By Virginia K. Smith  | June 20, 2016 - 1:59PM

I'm on the board of a co-op where the sponsor still owns more than 30 percent of the shares associated with rent-regulated units. He's near retirement, and looking for an investor to buy his shares. Should the board be concerned about a Steve Croman-type investor buying him out, and making life miserable for our longtime non-shareholder residents? Is this a real risk or do these predatory landlords tend to go after easier targets, where they wouldn't have to fight for control of a board?

While a new sponsor may well want to get rid of some of your building's rent-stabilized tenants, truly predatory investors aren't likely to be too interested in a co-op building, say our experts.

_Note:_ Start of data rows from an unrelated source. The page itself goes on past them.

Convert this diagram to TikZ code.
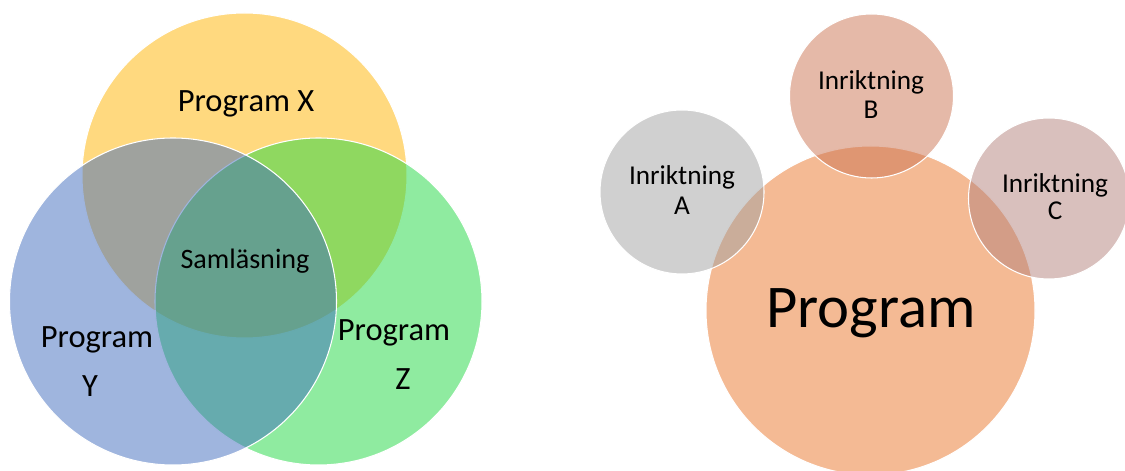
\documentclass[tikz,border=0pt]{standalone}
\usepackage{fontspec}
\setmainfont{Carlito}
\usetikzlibrary{positioning}
\definecolor{pgyellow}{HTML}{FFB300}
\definecolor{pggreen}{HTML}{20D742}
\definecolor{pgblue}{HTML}{3F6BBD}
\definecolor{pgorange}{HTML}{E9752A}
\definecolor{rigray}{HTML}{A1A1A1}
\definecolor{rirust}{HTML}{CB7351}
\definecolor{rimauve}{HTML}{B3817B}
\tikzset{
  blob/.style={circle,draw=white,line width=0.6pt,fill opacity=0.5,inner sep=0pt},
  vlabel/.style={anchor=base,text=black,font=\fontsize{18.5}{22}\selectfont},
  ilabel/.style={anchor=base,text=black,font=\fontsize{15.5}{18}\selectfont},
}
\begin{document}
\begin{tikzpicture}
  \useasboundingbox (0,0) rectangle (22.5,9.42);
  % ---------- venn of programs ----------
  \node[blob,fill=pgyellow,minimum size=6.5cm]  (progx) at (4.89,5.91) {};
  \node[blob,fill=pggreen,minimum size=6.54cm]  (progz) at (6.37,3.39) {};
  \node[blob,fill=pgblue,minimum size=6.54cm]   (progy) at (3.46,3.39) {};
  \node[vlabel] (txtx) at (4.92,7.18) {Program X};
  \node[anchor=base,font=\fontsize{16}{19}\selectfont] (txtsam) at (4.90,4.04) {Samläsning};
  \node[vlabel] (txty) at (1.94,2.46) {Program};
  \node[vlabel] (txtyy) at (1.80,1.48) {Y};
  \node[vlabel] (txtz) at (7.88,2.60) {Program};
  \node[vlabel] (txtzz) at (8.06,1.62) {Z};
  % ---------- program with tracks ----------
  \node[blob,fill=pgorange,minimum size=6.58cm] (prog) at (17.41,3.21) {};
  \node[blob,fill=rigray,minimum size=3.28cm]   (inra) at (13.64,5.58) {};
  \node[blob,fill=rirust,minimum size=3.28cm]   (inrb) at (17.43,7.50) {};
  \node[blob,fill=rimauve,minimum size=3.22cm]  (inrc) at (20.98,5.45) {};
  \node[anchor=base,font=\fontsize{34.5}{40}\selectfont] (txtprog) at (17.42,2.86) {Program};
  \node[ilabel] (txta) at (13.64,5.72) {Inriktning};
  \node[ilabel] (txtaa) at (13.64,5.12) {A};
  \node[ilabel] (txtb) at (17.42,7.63) {Inriktning};
  \node[ilabel] (txtbb) at (17.42,7.05) {B};
  \node[ilabel] (txtc) at (21.10,5.57) {Inriktning};
  \node[ilabel] (txtcc) at (21.10,5.02) {C};
\end{tikzpicture}
\end{document}
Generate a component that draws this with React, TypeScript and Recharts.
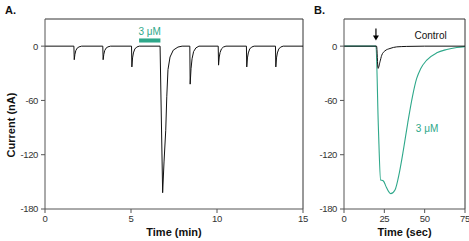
import React from 'react';
import { LineChart, Line, XAxis, YAxis, ReferenceLine, ReferenceArea, ReferenceDot, Label } from 'recharts';

// Panel A: current trace over time (min)
const timeA = [
  0, 1.68, 1.70, 1.74, 1.79, 1.87, 1.98, 2.13,
  3.36, 3.38, 3.42, 3.47, 3.55, 3.66, 3.81,
  5.03, 5.05, 5.09, 5.14, 5.22, 5.33, 5.48,
  6.69, 6.84, 6.92, 7.02, 7.08, 7.15, 7.27, 7.46, 7.73, 7.97,
  8.42, 8.44, 8.49, 8.55, 8.64, 8.77, 8.95,
  10.07, 10.09, 10.13, 10.18, 10.26, 10.37, 10.52,
  11.71, 11.73, 11.77, 11.82, 11.90, 12.01, 12.16,
  13.40, 13.42, 13.46, 13.51, 13.59, 13.70, 13.85,
  15,
];
const currentA = [
  0, 0, -15, -9, -5, -2.2, -0.8, 0,
  0, -15, -9, -5, -2.2, -0.8, 0,
  0, -23, -13, -7.5, -3.2, -1, 0,
  0, -162, -128, -93, -56, -26, -12, -4.4, -1, 0,
  0, -42, -25, -14, -6, -2, 0,
  0, -21, -12, -7, -3, -1, 0,
  0, -23, -13, -7.5, -3.2, -1, 0,
  0, -23, -13, -7.5, -3.2, -1, 0,
  0,
];
const ticksTimeA = [0, 5, 10, 15];
const ticksCurrent = [-180, -120, -60, 0];
const drugBar = { start: 5.47, end: 6.71, low: 4, high: 8.5, label: '3 μM' };

// Panel B: current trace over time (sec)
const timeControl = [0, 20.2, 21.1, 22.3, 23.4, 25.4, 28.5, 32.7, 38.9, 50, 75];
const currentControl = [0, 0, -24.6, -17.3, -10, -5.2, -2.6, -0.8, -0.3, 0, 0];
const timeDrug = [0, 19.8, 21.3, 22.7, 24.0, 24.8, 26.0, 29.0, 31.6, 34.3, 36.8, 39.5, 42.4, 45.0, 47.5, 51.3, 57.5, 63.7, 69.9, 75];
const currentDrug = [0, 0, -89, -148, -148.5, -150, -155, -163, -159, -140, -115, -85, -56, -36, -25, -15.4, -7.4, -3.7, -1.5, -0.5];
const ticksTimeB = [0, 25, 50, 75];
const arrowAt = { t: 19.8, v: 13 };
const controlLabel = { t: 53.7, v: 12, text: 'Control' };
const drugLabel = { t: 51.5, v: -91, text: '3 μM' };

const dataA = timeA.map((t, i) => ({ t, v: currentA[i] }));
const dataControl = timeControl.map((t, i) => ({ t, v: currentControl[i] }));
const dataDrug = timeDrug.map((t, i) => ({ t, v: currentDrug[i] }));

const GREEN = '#2ea88a';
const AXIS = '#555';
const tickFont = "'Liberation Sans Narrow', 'Arial Narrow', 'Liberation Sans', Arial, sans-serif";
const titleFont = "'Liberation Sans', Arial, sans-serif";
const tickStyle = { fill: '#333', fontSize: 9.5, fontFamily: tickFont, letterSpacing: -0.4 };

const Arrow = (p: any) => {
  const { cx, cy } = p;
  return (
    <g>
      <line x1={cx} y1={cy - 6} x2={cx} y2={cy + 2} stroke="#000" strokeWidth={1.2} />
      <path d={`M${cx - 3},${cy + 1} L${cx + 3},${cy + 1} L${cx},${cy + 6} Z`} fill="#000" />
    </g>
  );
};

export default function App() {
  return (
    <div style={{ position: 'absolute', left: 0, top: 0, width: 469, height: 241, background: '#fff' }}>
      <style>{'.recharts-surface{overflow:visible}'}</style>
      <div style={{ position: 'absolute', left: 0, top: 0 }}>
        <LineChart width={310} height={241} data={dataA} margin={{ top: 19, right: 7, bottom: 0, left: 10 }}>
          <XAxis
            dataKey="t"
            type="number"
            domain={[0, 15]}
            ticks={ticksTimeA}
            height={32}
            tickSize={4}
            tickMargin={2}
            stroke={AXIS}
            tick={tickStyle}
          >
            <Label value="Time (min)" position="insideBottom" offset={5} fontSize={11} fontWeight="bold" fill="#111" fontFamily={titleFont} />
          </XAxis>
          <YAxis
            type="number"
            domain={[-180, 30]}
            ticks={ticksCurrent}
            width={35}
            tickSize={4}
            tickMargin={3}
            stroke={AXIS}
            tick={tickStyle}
            interval={0}
          />
          <ReferenceLine y={30} stroke="#333" strokeWidth={1} />
          <ReferenceLine x={15} stroke="#333" strokeWidth={1} />
          <ReferenceArea
            x1={drugBar.start}
            x2={drugBar.end}
            y1={drugBar.low}
            y2={drugBar.high}
            fill={GREEN}
            fillOpacity={1}
            stroke="none"
            label={{ value: drugBar.label, position: 'top', offset: 3, fill: GREEN, fontSize: 10, fontFamily: tickFont }}
          />
          <Line type="linear" dataKey="v" stroke="#111" strokeWidth={1} dot={false} isAnimationActive={false} />
        </LineChart>
      </div>
      <div style={{ position: 'absolute', left: 310, top: 0 }}>
        <LineChart width={159} height={241} margin={{ top: 19, right: 4, bottom: 0, left: 4 }}>
          <XAxis
            dataKey="t"
            type="number"
            domain={[0, 75]}
            ticks={ticksTimeB}
            height={32}
            tickSize={4}
            tickMargin={2}
            stroke={AXIS}
            tick={tickStyle}
            interval={0}
          >
            <Label value="Time (sec)" position="insideBottom" offset={5} fontSize={11} fontWeight="bold" fill="#111" fontFamily={titleFont} />
          </XAxis>
          <YAxis
            type="number"
            domain={[-180, 30]}
            ticks={ticksCurrent}
            width={30}
            tickSize={4}
            tickMargin={3}
            stroke={AXIS}
            tick={tickStyle}
            interval={0}
          />
          <ReferenceLine y={30} stroke="#333" strokeWidth={1} />
          <ReferenceLine x={75} stroke="#333" strokeWidth={1} />
          <Line data={dataDrug} type="monotone" dataKey="v" stroke={GREEN} strokeWidth={1.1} dot={false} isAnimationActive={false} />
          <Line data={dataControl} type="monotone" dataKey="v" stroke="#111" strokeWidth={1} dot={false} isAnimationActive={false} />
          <ReferenceDot x={arrowAt.t} y={arrowAt.v} r={0} shape={Arrow} />
          <ReferenceDot
            x={controlLabel.t}
            y={controlLabel.v}
            r={0}
            fill="none"
            stroke="none"
            label={{ value: controlLabel.text, position: 'center', fill: '#111', fontSize: 10, fontFamily: tickFont }}
          />
          <ReferenceDot
            x={drugLabel.t}
            y={drugLabel.v}
            r={0}
            fill="none"
            stroke="none"
            label={{ value: drugLabel.text, position: 'center', fill: GREEN, fontSize: 10, fontFamily: tickFont }}
          />
        </LineChart>
      </div>
      <svg width={469} height={241} style={{ position: 'absolute', left: 0, top: 0, pointerEvents: 'none' }}>
        <text x={5} y={14} fontSize={11} fontWeight="bold" fontFamily={titleFont} fill="#111">A.</text>
        <text x={314} y={14} fontSize={11} fontWeight="bold" fontFamily={titleFont} fill="#111">B.</text>
        <text
          x={15}
          y={125}
          transform="rotate(-90 15 125)"
          textAnchor="middle"
          fontSize={11}
          fontWeight="bold"
          fontFamily={titleFont}
          fill="#111"
        >
          Current (nA)
        </text>
      </svg>
    </div>
  );
}
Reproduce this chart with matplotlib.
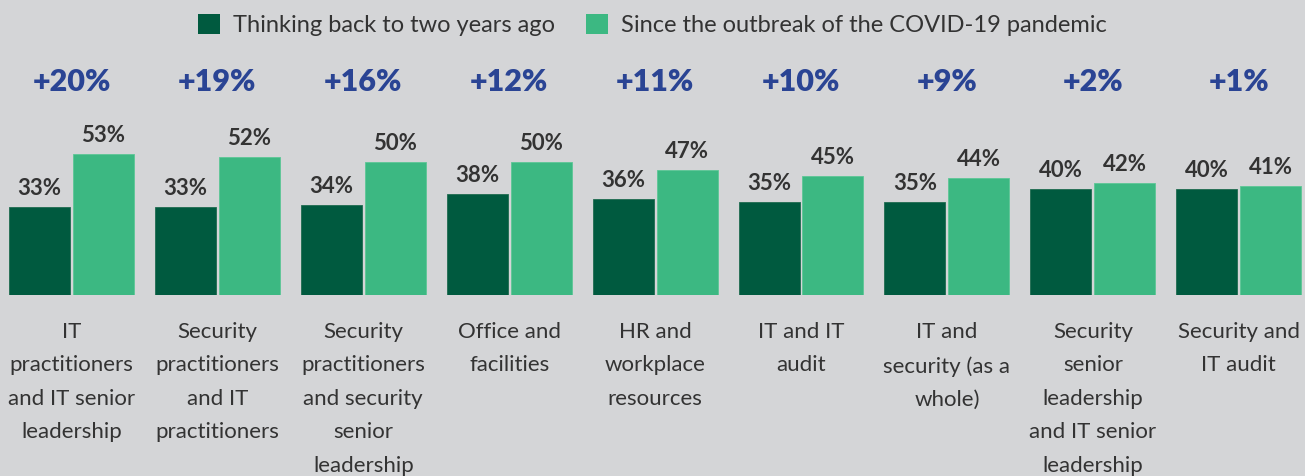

"Guys like Croman don't like to pay retail price [e.g. the cost of unsold shares]," says Jeff Reich, an attorney with Schwarz Sladkus Reich Greenberg Atlas LLP. "They prefer to buy entire rent-stabilized buildings. And in a co-op or condo, they can't bring 'owner use' eviction cases, which makes it less appealing."

"In some ways, a sponsor in a co-op is more limited than a landlord who owns a building," concurs Sam Himmelstein, a lawyer who represents residential and commercial tenants and tenant associations (fyi, he's a Brick sponsor). "They don't run the building, so they can't, for example, make sure the doorman is spying on tenants, they can't install cameras outside the doors, they can't cut off the building's services."

Instead, says Himmelstein, unscrupulous sponsors will sometimes stop paying the maintenance on blocks of rent-stabilized apartments, which lands the tenants in housing court. "In that case, the board has to sue the sponsor, who's the proprietary tenant, but they also name the rent-stabilized tenant as the 'under-tenant' in the case," he explains. This means that through no fault of their own, the tenants could end up in court (and on the tenant blacklist), and could eventually decide it's easier to just leave. (Harassment through the legal system is a common tactic for ousting stabilized renters.) 

The more likely, scenario, however, is that a new sponsor will look to get stabilized tenants out via buyouts. "Very often a mass purchase like that is going to be followed by buyout offers, and the sponsor might start investigating which tenants are more vulnerable," says Himmelstein. "It's similar to what would happen in a regular rental building, but the sponsor doesn't have all the same weapons at their disposal as a typical landlord or building owner."

"Given the price of most co-op investment packages, any purchaser would likely have a strong financial incentive to attempt to vacat as many unsold apartments as possible," notes Reich. And your board's level of concern is admirable, if unusual, as board members more frequently encourage sponsors to empty stabilized apartments and fill them with higher-paying residents.

In any case, the bottom line here is that while a new sponsor is very likely to try to give your building's stabilized tenants the boot, it's unlikely that a truly nightmarish investor would have much interest in your building. But whoever ends up buying the sponsor's shares, there's not a whole lot that the board can do about it.

"Boards have no say whatsoever in who buys the block of units, and no say over what the sponsor does with unsold shares," says Reich. "The board could try to help the tenants with court testimony, affidavits, etc., but their fiduciary responsibility is to the sponsor, and not the tenants."